Once the cinema’s inner sanctum has fled to find refuge in areas reserved formally for waiting, the debriefing begins… Along with the theories, the personal anecdotes, and the buzz that good art churns in its wake.

Attempts at quantifying and justifying reasons for whichever afterglow (melancholy, despondent and anhedonic, for the record) we’d each been left with varied just enough to miss the point spectacularly.  One man cites the existence of his own children as the sole reason for The Road’s impact and relevance.  A woman, confused,  asks:  Did they explain ‘it’ more in the book? Another cannot move past the fact that the lead characters were without names . Finally, a man in the corner states:  “The director thinks it’s a love story”.

As with everything else with this movie, the director, John Hillcoat (The Proposition) is exactly right.

The Road is a love story.  It’s a story about finding something to love in a world turned to rank ash.  It is a story about being hounded, relentlessly dogged by grief and trauma and fear, and loving someone enough to keep going.  It is an ode to inevitability, to courage and to the constant struggle between true desperation and humanity.

The Road follows a father (Viggo Mortensen) and son’s (Kodi Smit-McPhee) pilgrimage to the coast through the hostile remnants of a gutted and burning world.  The few inhabitants that remain are reduced to brutal hostility and cannibalism, where everyone and every thing is prey or preyed upon.  There is no energy, no food, no animals, no trees, no future.  Every house, store and vehicle has been ransacked and bled of its resources.  Living is reduced to a process of survival and resignation: existence.

The cast is superb. Mortensen, as The Man, and Smit-McPhee, as The Boy, paint an understated and harrowing picture of suffering and bone-weary determination, and there is not a moment that either actor lets you doubt them.  Charlize Theron is the wife and mother, a totem of despair whose sole function seems to compound heartache.  She appears mostly in The Man’s lush flashbacks of the time before the cataclysm, which not only weighs on him as misery, but acts as a visual counter-point and contrast to the colourless and helpless landscape of the film’s present time.
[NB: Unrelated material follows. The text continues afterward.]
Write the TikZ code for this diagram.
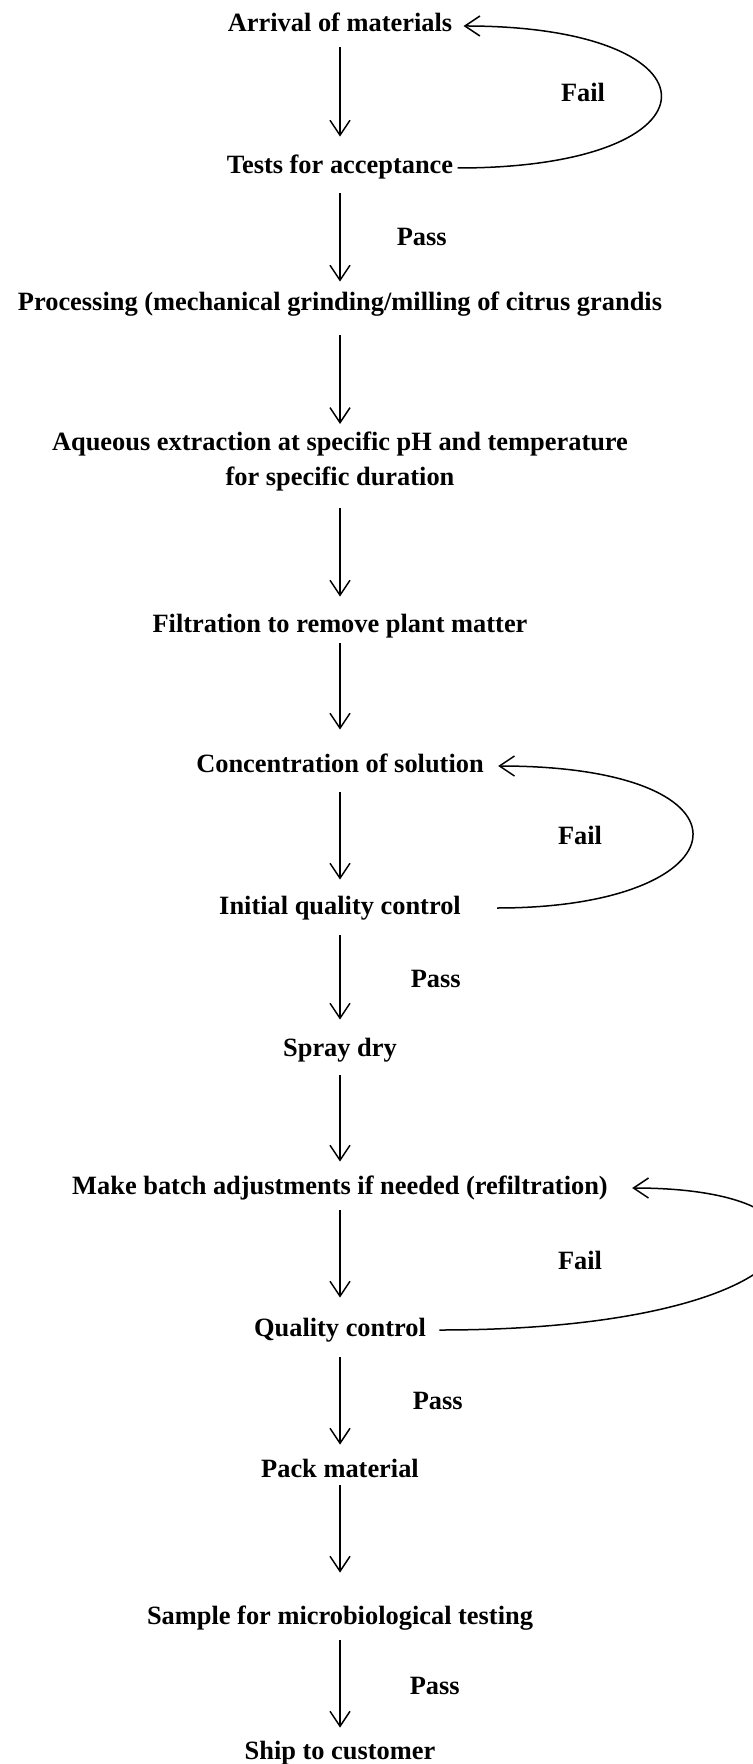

Performances from Guy Pearce, Robert Duvall, and Michael K. Williams (The Wire) are brief yet imposing.

Filmed primarily in Pennsylvania, The Road’s barren and bubonic landscape assumes the significance of a character in itself.  The Man and The Boy hide from the country just as often as they do the scavengers they share it with, and it is the obstinate hostility of the land that, in the end, most overwhelms the characters and audience members alike.

As challenging as The Road is to sit through, the experience is far from unpleasant. There is heart imbued in every frame of this film, and as such the experience should be cherished.  Like the Pulitzer Prize-winning novel by Cormac McCarthy from which it was adapted, The Road is a movie that cannot and should not be ignored.  It is significant.  It is flawless, necessary viewing for anyone who has ever lost faith in humanity.